Sure, this would involve buying out two years of arbitration, but the roughly $34.8 million being devoted to these two seasons ($36 million minus the league minimum salaries the Cardinals could be paying Hicks) will, unless Hicks becomes literally the best pitcher ever, be a higher sum than what Hicks would make in the first two years of arbitration, a stage during which players earn more than in their first three years but less than during the third and final year of arbitration, and certainly less than what they make as free agents. When Craig Kimbrel, the best young reliever in Major League Baseball history, signed an extension to buy out his three arbitration years plus a year of free agency (which, logically, should be more costly since the final two years generally garner the most money), his average annual salary was just $10.5 million. Sure, this was five years ago, but anybody who has followed free agency trends over the last few years knows that salaries haven’t escalated that much. The Cardinals could’ve stood pat with Jordan Hicks and signed the actual Craig Kimbrel as a free agent and still likely had some money to spare.
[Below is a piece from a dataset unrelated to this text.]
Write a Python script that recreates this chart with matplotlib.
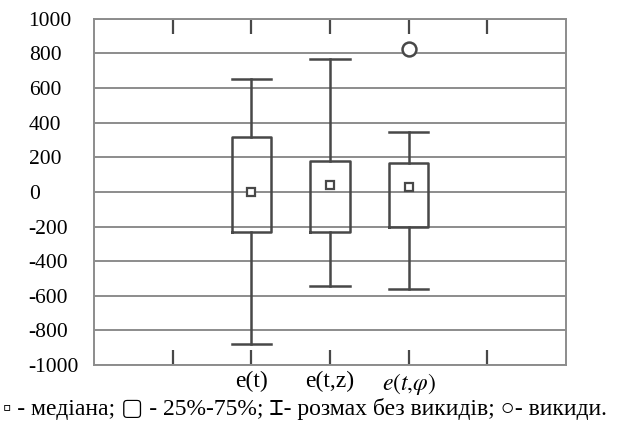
import matplotlib
matplotlib.use("Agg")
import matplotlib.pyplot as plt

plt.rcParams['font.family'] = ['Liberation Serif', 'DejaVu Sans']
plt.rcParams['mathtext.fontset'] = 'stix'
plt.rcParams['axes.unicode_minus'] = False

labels = ["e(t)", "e(t,z)", r"$e(t{,}\varphi)$"]
positions = [2, 3, 4]
whislo = [-880, -545, -560]
q1 = [-230, -230, -200]
med = [0, 40, 30]
q3 = [320, 180, 170]
whishi = [650, 770, 345]
fliers = [[], [], [825]]

stats = []
for i in range(3):
    stats.append(dict(label=labels[i], whislo=whislo[i], q1=q1[i], med=med[i],
                      q3=q3[i], whishi=whishi[i], fliers=fliers[i]))

fig = plt.figure(figsize=(6.18, 4.28), dpi=100)
ax = fig.add_axes([0.152, 0.147, 0.764, 0.809])

gray = "#484848"
ax.bxp(stats, positions=positions, widths=0.5, showfliers=True,
       boxprops=dict(color=gray, linewidth=1.8),
       whiskerprops=dict(color=gray, linewidth=1.8),
       capprops=dict(color=gray, linewidth=1.8),
       medianprops=dict(linewidth=0),
       flierprops=dict(marker='o', markersize=10, markerfacecolor='white',
                       markeredgecolor=gray, markeredgewidth=1.8),
       capwidths=0.5, zorder=3)
ax.plot(positions, med, linestyle='none', marker='s', markersize=6,
        markerfacecolor='white', markeredgecolor=gray, markeredgewidth=1.6, zorder=4)

ax.set_xlim(0, 6)
ax.set_ylim(-1000, 1000)
ax.set_yticks(range(-1000, 1001, 200))
ax.yaxis.grid(True, color="#8c8c8c", linewidth=1.4)
ax.set_axisbelow(True)
ax.set_xticks([1, 2, 3, 4, 5])
ax.set_xticklabels(["", labels[0], labels[1], labels[2], ""], fontsize=17)
ax.tick_params(axis='x', direction='in', top=True, length=11, width=1.6, color=gray, pad=4)
ax.tick_params(axis='y', length=0, labelsize=15.5)
for lab in ax.get_yticklabels():
    lab.set_horizontalalignment('left')
ax.yaxis.set_tick_params(pad=47)
for s in ax.spines.values():
    s.set_color("#8c8c8c")
    s.set_linewidth(1.4)

fig.text(0.005, 0.045, "▫ - медіана; ▢ - 25%-75%; ⌶- розмах без викидів; ○- викиди.",
         fontsize=17, ha='left', va='center',
         family=['Liberation Serif', 'DejaVu Serif', 'DejaVu Sans Mono', 'Noto Sans', 'DejaVu Sans'])

fig.savefig("out.png", dpi=100)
The only way this contract could possibly work out for the Cardinals would be if Jordan Hicks, a starting pitcher by trade in the minors, becomes a starting pitcher and is lights-out. But even early arbitration starting pitchers don’t generally make this much–even coming-off-a-Cy-Young Clayton Kershaw (granted, seven years ago) made just $9.5 million per season to buy out his first two seasons of arbitration. The odds that a four-year, $36 million contract pays off for the Cardinals better than going year-to-year would are microscopic, and while it’s easy to say “it’s not my money” in response to the DeWitts spending their money, I do wish they’d spend their money less recklessly.